"It is not complicated to lead the spiritual life. But it is difficult. We are blind and subject to a thousand illusions. We must expect to be making mistakes all the time. We must be content to fail repeatedly and to begin again to try to deny ourselves for the love of God.
It is when we are angry at our own mistakes that we tend most of all to deny ourselves for love of ourselves [i.e., our ego-self]. We want to shake off the hateful thing that has humbled us. In our rush to escape the humiliation of our mistakes, we run headfirst into the opposite error, seeking compensation. And so we spend our lives running back and forth from one attachment to another . . .
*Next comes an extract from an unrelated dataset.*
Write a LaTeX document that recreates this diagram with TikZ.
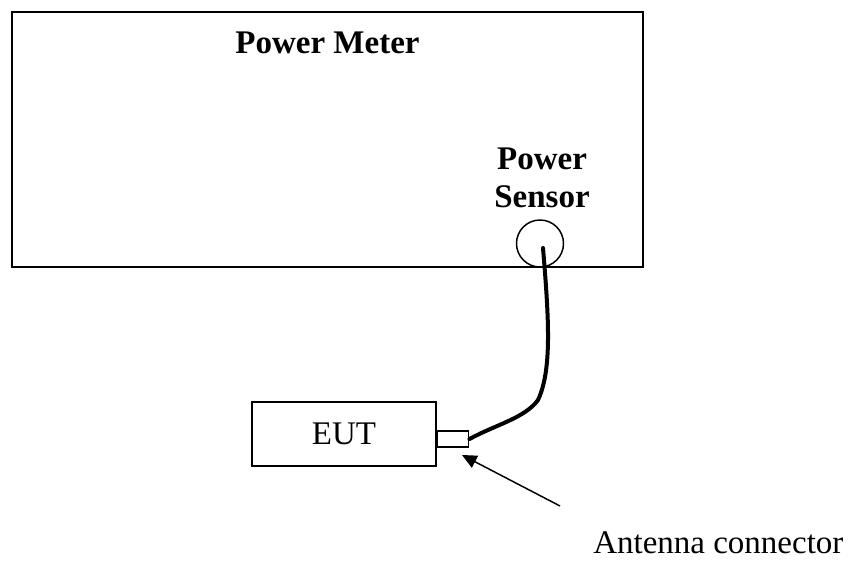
\documentclass[tikz,border=0pt]{standalone}
\usepackage{fontspec}
\setmainfont{Liberation Serif}
\usetikzlibrary{arrows.meta, positioning}

\begin{document}
\begin{tikzpicture}[
        x=0.75pt, y=-0.75pt,
        font=\fontsize{24.75}{28.5}\selectfont,
        unit/.style={rectangle, draw, line width=1.5pt, inner sep=0pt},
        port/.style={rectangle, draw, line width=1.1pt, inner sep=0pt, minimum width=23.25pt, minimum height=12pt},
        jack/.style={circle, draw, line width=1.1pt, inner sep=0pt, minimum size=35.25pt},
        cable/.style={line width=3pt, line cap=round},
        arrow/.style={line width=1.1pt, -{Triangle[length=11pt, width=10pt]}}
        ]
        \useasboundingbox (0,0) rectangle (850,563);

        \node (meter) [unit, minimum width=473.25pt, minimum height=191.25pt] at (327.5,139.5) {};
        \node (meterlabel) [anchor=base, font=\fontsize{24.75}{28.5}\selectfont\bfseries] at (327.5,54) {Power Meter};
        \node (sensorlabel) [anchor=base, align=center, font=\fontsize{24.75}{28.5}\selectfont\bfseries] at (542,208) {Power\\Sensor};
        \node (sensor) [jack] at (540,243.5) {};

        \node (eut) [unit, minimum width=138pt, minimum height=48pt] at (344,434) {EUT};
        \node (conn) [port, right=0pt of eut, yshift=-3.75pt] {};

        \node (connlabel) [anchor=base west, inner sep=0pt] at (593,553) {Antenna connector};
        \coordinate (plug) at (543,248);
        \coordinate (tail) at (560,506);
        \coordinate (tip) at (462,455);

        \draw [cable] (plug) .. controls (549,320) and (552,370) .. (538,400)
            .. controls (525,418) and (495,425) .. (conn.east);
        \draw [arrow] (tail) -- (tip);

    \end{tikzpicture}
\end{document}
The thing to do, when you have made a mistake, is not to give up doing what you were doing and start something altogether new, but to start over again with the thing you began badly and try, for the love of God, to do it well."
Thomas Merton, 1949
Photo: New growth springs from the base of a burned stalk; High Park Burn, Rist Canyon, CO; July 2, 2012. I took this photo on the very first day that the Larimer County Sheriff's Department allowed us to go back up the canyon.
I've often experienced first-hand what Merton is talking about here. For me, the "opposite error" Merton speaks of is the tendency to beat myself up for having the behavior or issue that I'm fighting. Liberation comes when I realize that the attitude of guilt is just as constrictive - and therefore as ego-based - as the behavior I'm fighting!